When I want to use #10 for the sanitary areas, do you use a comb for that too? If it makes it safer, I definitely want to use a comb, but which comb?

Also, I'm thinking of getting the steel combs as I heard it goes through the hair easier, and Butters has really dense hair - do you think it's worth it? Or do the plastic ones suffice for novice/occasional use.

I guess I am not really a natural when it comes to understanding grooming tools, so your help would be really appreciated!!

Thank you


----------



## Graco22

That clipper is a great clipper, and will work well on any coat type. The 10 blade is a 10 blade. There are no F or FC 10 blades, as all 10 blades are essentially a full cut blade. You will use that blade for sanitary areas, armpits, eye corners, or anywhere else you want it very short. You do not use an attachment comb over it for those areas. If the length you want is the 4F or 5F then that is the blade you use on the body. No need for an attachment comb, those are generally for leaving the coat longer than the longest available blades. IF you want to use the combs, and you get the metal Wahl combs, a 30 blade is recommended to use with those. You can also use that 30 blade without the comb for paw pads.
Think of the combs as a blade...they leave longer lengths. So you cannot use them in an area you want very short, like sanitary areas.


----------



## chubby

Wow Graco, thank you for your help!! I guess I was confused because I read somewhere that having a comb makes the shearing easier, but if I can just use the 4f or 5f blade for the body, then that would be great!

I have another question regarding safety - I see that you shouldn't be placing any downward pressure when using the clipper - so if you're going into awkward areas, like the soft part where the hind legs meet the body, then the clipper should really just be grazing over it right? Just not sure about the pressure, and how do you go about using the clipper around the dew claw area? I assume that if you were to graze over the dew claw, it would get cut and bleed o_o she still has her nail there, but at the groomers, it looks like they just go over it? I don't know if I"m seeing it properly :S


----------



## Graco22

Yes, you dont use pressure on the clipper, and the angle you are holding the blade to the skin is a huge part of it also.

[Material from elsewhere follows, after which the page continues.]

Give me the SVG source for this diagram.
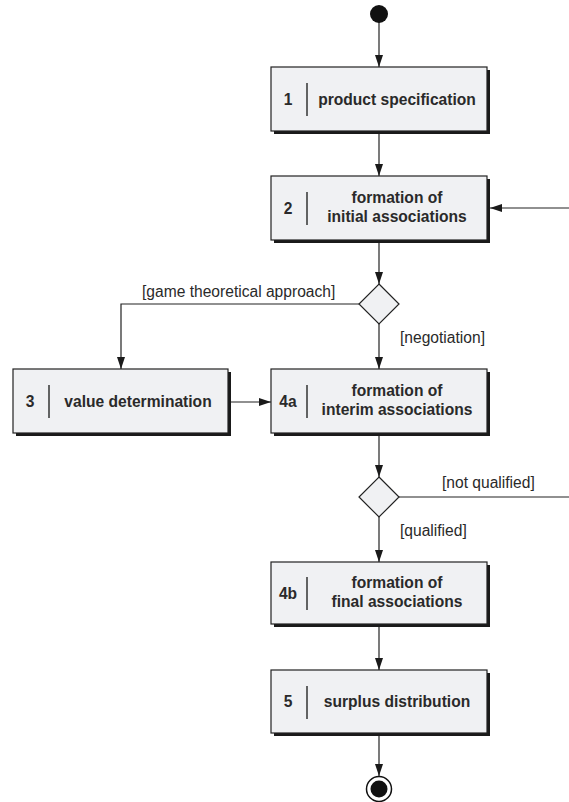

You want to guide the clipper, not force it, and you will need to be sure you have either pulled loose skin taut, or positioned the dog in a position that pulls the skin taut. For instance, when doing the groin area, its easier to stand a small dog up on its back legs by holding the front legs together in one hand and lifting the dog off the front feet that way. Then it stretches the main part of the skin under there, and also makes it easier to see. Then you can finish cleaning that area up by having the dog stand and lift one back leg at a time to clean up what you can see under there. One safe rule of thumb is to NEVER clip what you cannot see..always look at what you are clipping, and if you cant see it, then maneuver yourself or the dog so that you can see it. As for the dewclaws, yes, you can very lightly skim over them as you clip down the leg, carefully. Blades and attachments dont do a perfect job of making legs even and smooth, and always need to be scissored over to get a nice smooth finish. Brush the hair up, scissor down, shear tips pointing towards ground, as the dog stands. For insides of front legs, its sometimes easier to pick up te leg and scissor upwards, just be careful NEVER use fabric, paper or other household shears. Get grooming shears, they are safer. A simple, cheap $50 pair of 7-8" straight shears will do fine. Look at some youtube videos, any breed, to see visuals before you start, and refer back to them after or during clipping to get you started.


----------



## chubby

Thank you Graco, your advice is really helpful


----------



## chubby

Hi Graco,

I had another question - for clipping the paws, do you just use a 10 blade on its own too? Or do you use a 30 blade with a comb attachment?


----------



## Graco22

chubby said:


> Hi Graco,
> 
> I had another question - for clipping the paws, do you just use a 10 blade on its own too? Or do you use a 30 blade with a comb attachment?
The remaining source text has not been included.